*Goal:* Retype the opening lines of the data exactly, stopping after the line that contains "[-0.18, 0.0, -0.18, 0.18, 0.0]]". Skip every picture.

*Data block:*

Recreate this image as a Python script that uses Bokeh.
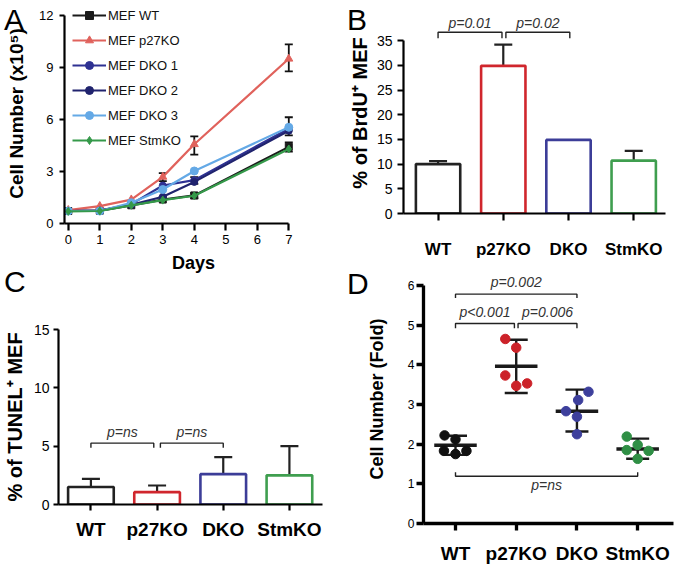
from bokeh.plotting import figure
from bokeh.models import (Range1d, FixedTicker, Whisker, TeeHead, ColumnDataSource,
                          Legend, LegendItem, Div)
from bokeh.layouts import row, column
from bokeh.core.properties import value
from bokeh.embed import file_html
from bokeh.resources import INLINE

FONT = "Liberation Sans"

# ---------------- Panel A data (cell number x10^5) ----------------
days = [0, 1, 2, 3, 4, 7]
a_wt = [0.72, 0.74, 1.05, 1.38, 1.62, 4.42]
a_p27 = [0.77, 1.00, 1.38, 2.69, 4.57, 9.50]
a_dko1 = [0.72, 0.75, 1.12, 2.19, 2.50, 5.47]
a_dko2 = [0.72, 0.74, 1.08, 1.54, 2.40, 5.35]
a_dko3 = [0.72, 0.72, 1.20, 1.96, 3.03, 5.55]
a_stm = [0.70, 0.72, 1.05, 1.35, 1.60, 4.30]
a_labels = ["MEF WT", "MEF p27KO", "MEF DKO 1", "MEF DKO 2", "MEF DKO 3", "MEF StmKO"]
a_err_day = [3, 4, 7, 4, 7, 4, 7]
a_err_lo = [2.45, 3.97, 8.77, 1.45, 4.15, 2.28, 5.08]
a_err_hi = [2.90, 5.03, 10.33, 1.75, 4.68, 2.68, 6.13]

# ---------------- Panels B, C, D data ----------------
groups = ["WT", "p27KO", "DKO", "StmKO"]
brdu_mean = [10.0, 29.9, 14.9, 10.7]
brdu_err = [0.6, 4.3, 0.0, 2.0]
brdu_pvals = ["p=0.01", "p=0.02"]

tunel_mean = [1.50, 1.06, 2.60, 2.50]
tunel_err = [0.70, 0.57, 1.46, 2.50]
tunel_pvals = ["p=ns", "p=ns"]

fold_wt = [2.22, 2.12, 1.83, 1.75, 1.83]
fold_p27 = [4.65, 4.43, 3.73, 3.47, 3.53]
fold_dko = [3.32, 3.11, 2.83, 2.69, 2.25]
fold_stm = [2.19, 1.98, 1.85, 1.83, 1.63]
fold_mean = [1.97, 3.96, 2.83, 1.88]
fold_lo = [1.73, 3.29, 2.32, 1.63]
fold_hi = [2.21, 4.63, 3.375, 2.14]
fold_pvals = ["p=0.002", "p<0.001", "p=0.006", "p=ns"]
# beeswarm jitter of the five points in each group
fold_jitter = [[-0.18, 0.0, -0.19, 0.0, 0.18],
               [-0.18, 0.0, -0.18, 0.0, 0.18],
               [0.19, 0.02, -0.18, 0.0, 0.0],
               [-0.18, 0.0, -0.18, 0.18, 0.0]]

A_COLORS = ["#1a1a1a", "#e0625c", "#2e3192", "#20236e", "#64a9e6", "#35994a"]
A_MARKERS = ["square", "triangle", "circle", "circle", "circle", "diamond"]
A_SIZES = [7, 8, 7, 7, 8, 8]
BAR_COLORS = ["#222222", "#d0262d", "#3c3d98", "#3f9e4f"]
DOT_COLORS = ["#111111", "#cc2229", "#3d3f9c", "#2f8f45"]


def make_fig(w, h, xr, yr, mb):
    p = figure(width=w, height=h, x_range=Range1d(*xr), y_range=Range1d(*yr),
               output_backend="svg", toolbar_location=None,
               min_border_left=mb[0], min_border_right=mb[1],
               min_border_top=mb[2], min_border_bottom=mb[3])
    p.outline_line_color = None
    p.xgrid.visible = False
    p.ygrid.visible = False
    p.background_fill_color = "white"
    p.border_fill_color = "white"
    return p


def style_axis(ax, lw, tick_out, tick_size, tick_style, tick_standoff,
               title, title_size, title_standoff):
    ax.axis_line_width = lw
    ax.axis_line_color = "black"
    ax.major_tick_line_width = lw
    ax.major_tick_line_color = "black"
    ax.major_tick_out = tick_out
    ax.major_tick_in = 0
    ax.minor_tick_line_color = None
    ax.major_label_text_font = FONT
    ax.major_label_text_font_size = tick_size
    ax.major_label_text_font_style = tick_style
    ax.major_label_text_color = "black"
    ax.major_label_standoff = tick_standoff
    if title:
        ax.axis_label = title
        ax.axis_label_text_font = FONT
        ax.axis_label_text_font_size = title_size
        ax.axis_label_text_font_style = "bold"
        ax.axis_label_text_color = "black"
        ax.axis_label_standoff = title_standoff


def letter_div(txt, left, top):
    return Div(text=txt, width=30, height=32,
               styles={"position": "absolute", "left": f"{left}px", "top": f"{top}px",
                       "font-size": "30px", "font-family": FONT, "line-height": "1",
                       "color": "black", "z-index": "10"})


def bracket(p, x0, x1, y, tip, txt, ty):
    p.line([x0, x0, x1, x1], [y - tip, y, y, y - tip], line_color="#222222", line_width=1.4)
    p.text(x=[(x0 + x1) / 2], y=[ty], text=[txt], text_font=value(FONT),
           text_font_style="italic", text_font_size="14px", text_align="center",
           text_baseline="middle", text_color="#333333")


# ---------------- Panel A ----------------
pA = make_fig(340, 280, (-0.12, 8.07), (0, 12.69), (64, 18, 3, 57))
items = []
for vals, col, mk, sz, lab in zip([a_wt, a_p27, a_dko1, a_dko2, a_dko3, a_stm],
                                  A_COLORS, A_MARKERS, A_SIZES, a_labels):
    src = ColumnDataSource(dict(x=days, y=vals))
    r1 = pA.line("x", "y", source=src, line_color=col, line_width=2.2)
    r2 = pA.scatter("x", "y", source=src, marker=mk, size=sz, color=col)
    items.append(LegendItem(label=lab, renderers=[r1, r2]))
esrc = ColumnDataSource(dict(base=a_err_day, lower=a_err_lo, upper=a_err_hi))
pA.add_layout(Whisker(source=esrc, base="base", lower="lower", upper="upper",
                      line_color="#111111", line_width=1.8,
                      upper_head=TeeHead(size=8, line_width=1.8, line_color="#111111"),
                      lower_head=TeeHead(size=8, line_width=1.8, line_color="#111111")))
leg = Legend(items=items, location=(8, 73), glyph_width=34, glyph_height=20,
             label_height=20, label_standoff=2, spacing=5, padding=0, margin=0,
             label_text_font=FONT, label_text_font_size="13px", label_text_color="#111111",
             border_line_color=None, background_fill_alpha=0)
pA.add_layout(leg)
pA.xaxis.ticker = FixedTicker(ticks=list(range(8)))
pA.yaxis.ticker = FixedTicker(ticks=[0, 3, 6, 9, 12])
pA.xaxis.bounds = (-0.12, 7)
pA.yaxis.bounds = (0, 12)
style_axis(pA.xaxis[0], 2.2, 7, "13px", "normal", 4, "Days", "18px", 6)
style_axis(pA.yaxis[0], 2.2, 5, "13px", "normal", 6, "Cell Number (x10\u2075)", "19px", 9)

# ---------------- Panel B ----------------
idx = list(range(len(groups)))
pB = make_fig(336, 274, (-0.53, 3.61), (0, 40.7), (63, 3, 12, 61))
pB.vbar(x=idx, top=brdu_mean, width=0.68, fill_color="white",
        line_color=BAR_COLORS, line_width=2.6)
bi = [i for i in idx if brdu_err[i] > 0]
bsrc = ColumnDataSource(dict(base=bi, lower=[brdu_mean[i] for i in bi],
                             upper=[brdu_mean[i] + brdu_err[i] for i in bi]))
pB.add_layout(Whisker(source=bsrc, base="base", lower="lower", upper="upper",
                      line_color="#222222", line_width=2.2, lower_head=None,
                      upper_head=TeeHead(size=18, line_width=2.2, line_color="#222222")))
bracket(pB, 0, 0.98, 36.7, 1.2, brdu_pvals[0], 38.5)
bracket(pB, 1.04, 2.02, 36.7, 1.2, brdu_pvals[1], 38.5)
pB.xaxis.ticker = FixedTicker(ticks=idx)
pB.xaxis.major_label_overrides = {i: g for i, g in zip(idx, groups)}
pB.xaxis.bounds = (-0.53, 3.49)
pB.yaxis.ticker = FixedTicker(ticks=[0, 5, 10, 15, 20, 25, 30, 35])
pB.yaxis.bounds = (0, 35)
style_axis(pB.xaxis[0], 2.2, 7, "17px", "bold", 19, None, None, 0)
style_axis(pB.yaxis[0], 2.2, 6, "14px", "normal", 5, "% of BrdU\u207a MEF", "20px", 3)

# ---------------- Panel C ----------------
pC = make_fig(340, 286, (-0.49, 3.5), (0, 15), (58, 18, 49, 62))
pC.vbar(x=idx, top=tunel_mean, width=0.69, fill_color="white",
        line_color=BAR_COLORS, line_width=2.6)
csrc = ColumnDataSource(dict(base=idx, lower=tunel_mean,
                             upper=[m + e for m, e in zip(tunel_mean, tunel_err)]))
pC.add_layout(Whisker(source=csrc, base="base", lower="lower", upper="upper",
                      line_color="#222222", line_width=2.2, lower_head=None,
                      upper_head=TeeHead(size=18, line_width=2.2, line_color="#222222")))
bracket(pC, 0, 0.95, 5.26, 0.39, tunel_pvals[0], 6.25)
bracket(pC, 1.05, 2.0, 5.26, 0.39, tunel_pvals[1], 6.25)
pC.xaxis.ticker = FixedTicker(ticks=idx)
pC.xaxis.major_label_overrides = {i: g for i, g in zip(idx, groups)}
pC.yaxis.ticker = FixedTicker(ticks=[0, 5, 10, 15])
style_axis(pC.xaxis[0], 2.2, 6, "19px", "bold", 8, None, None, 0)
style_axis(pC.yaxis[0], 2.2, 5, "14px", "normal", 4, "% of TUNEL\u207a MEF", "20px", 5)

# ---------------- Panel D ----------------
pD = make_fig(336, 292, (-0.527, 3.59), (0, 6.275), (83, 3, 0, 41))
for i in idx:
    pD.segment(x0=[i - 0.35], x1=[i + 0.35], y0=[fold_mean[i]], y1=[fold_mean[i]],
               line_color="#1a1a1a", line_width=3.5)
dsrc = ColumnDataSource(dict(base=idx, lower=fold_lo, upper=fold_hi))
pD.add_layout(Whisker(source=dsrc, base="base", lower="lower", upper="upper",
                      line_color="#1a1a1a", line_width=2.4, level="underlay",
                      upper_head=TeeHead(size=23, line_width=2.4, line_color="#1a1a1a"),
                      lower_head=TeeHead(size=23, line_width=2.4, line_color="#1a1a1a")))
for i, vals in enumerate([fold_wt, fold_p27, fold_dko, fold_stm]):
    xs = [i + j for j in fold_jitter[i]]
    pD.scatter(xs, vals, marker="circle", size=9.5, color=DOT_COLORS[i])
bracket(pD, 0, 2.0, 5.78, 0.1, fold_pvals[0], 6.08)
bracket(pD, 0, 0.97, 5.04, 0.12, fold_pvals[1], 5.33)
bracket(pD, 1.03, 2.0, 5.04, 0.12, fold_pvals[2], 5.33)
bracket(pD, 0, 3.0, 1.19, -0.1, fold_pvals[3], 0.96)
pD.xaxis.ticker = FixedTicker(ticks=idx)
pD.xaxis.major_label_overrides = {i: g for i, g in zip(idx, groups)}
pD.yaxis.ticker = FixedTicker(ticks=[0, 1, 2, 3, 4, 5, 6])
pD.yaxis.bounds = (0, 6)
style_axis(pD.xaxis[0], 3.3, 7, "19px", "bold", 12, None, None, 0)
style_axis(pD.yaxis[0], 3.3, 7, "12px", "normal", 2, "Cell Number (Fold)", "18px", 18)

letters = [letter_div("A", -1, 0), letter_div("B", 342, 0),
           letter_div("C", -1, 262), letter_div("D", 342, 264)]
layout = row(column(row(pA), row(pC)), column(row(pB), row(pD)), *letters)
open("out.html", "w").write(file_html(layout, INLINE))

*Solution for this exercise:*
Recreate this image as a Python script that uses Bokeh.
from bokeh.plotting import figure
from bokeh.models import (Range1d, FixedTicker, Whisker, TeeHead, ColumnDataSource,
                          Legend, LegendItem, Div)
from bokeh.layouts import row, column
from bokeh.core.properties import value
from bokeh.embed import file_html
from bokeh.resources import INLINE

FONT = "Liberation Sans"

# ---------------- Panel A data (cell number x10^5) ----------------
days = [0, 1, 2, 3, 4, 7]
a_wt = [0.72, 0.74, 1.05, 1.38, 1.62, 4.42]
a_p27 = [0.77, 1.00, 1.38, 2.69, 4.57, 9.50]
a_dko1 = [0.72, 0.75, 1.12, 2.19, 2.50, 5.47]
a_dko2 = [0.72, 0.74, 1.08, 1.54, 2.40, 5.35]
a_dko3 = [0.72, 0.72, 1.20, 1.96, 3.03, 5.55]
a_stm = [0.70, 0.72, 1.05, 1.35, 1.60, 4.30]
a_labels = ["MEF WT", "MEF p27KO", "MEF DKO 1", "MEF DKO 2", "MEF DKO 3", "MEF StmKO"]
a_err_day = [3, 4, 7, 4, 7, 4, 7]
a_err_lo = [2.45, 3.97, 8.77, 1.45, 4.15, 2.28, 5.08]
a_err_hi = [2.90, 5.03, 10.33, 1.75, 4.68, 2.68, 6.13]

# ---------------- Panels B, C, D data ----------------
groups = ["WT", "p27KO", "DKO", "StmKO"]
brdu_mean = [10.0, 29.9, 14.9, 10.7]
brdu_err = [0.6, 4.3, 0.0, 2.0]
brdu_pvals = ["p=0.01", "p=0.02"]

tunel_mean = [1.50, 1.06, 2.60, 2.50]
tunel_err = [0.70, 0.57, 1.46, 2.50]
tunel_pvals = ["p=ns", "p=ns"]

fold_wt = [2.22, 2.12, 1.83, 1.75, 1.83]
fold_p27 = [4.65, 4.43, 3.73, 3.47, 3.53]
fold_dko = [3.32, 3.11, 2.83, 2.69, 2.25]
fold_stm = [2.19, 1.98, 1.85, 1.83, 1.63]
fold_mean = [1.97, 3.96, 2.83, 1.88]
fold_lo = [1.73, 3.29, 2.32, 1.63]
fold_hi = [2.21, 4.63, 3.375, 2.14]
fold_pvals = ["p=0.002", "p<0.001", "p=0.006", "p=ns"]
# beeswarm jitter of the five points in each group
fold_jitter = [[-0.18, 0.0, -0.19, 0.0, 0.18],
               [-0.18, 0.0, -0.18, 0.0, 0.18],
               [0.19, 0.02, -0.18, 0.0, 0.0],
               [-0.18, 0.0, -0.18, 0.18, 0.0]]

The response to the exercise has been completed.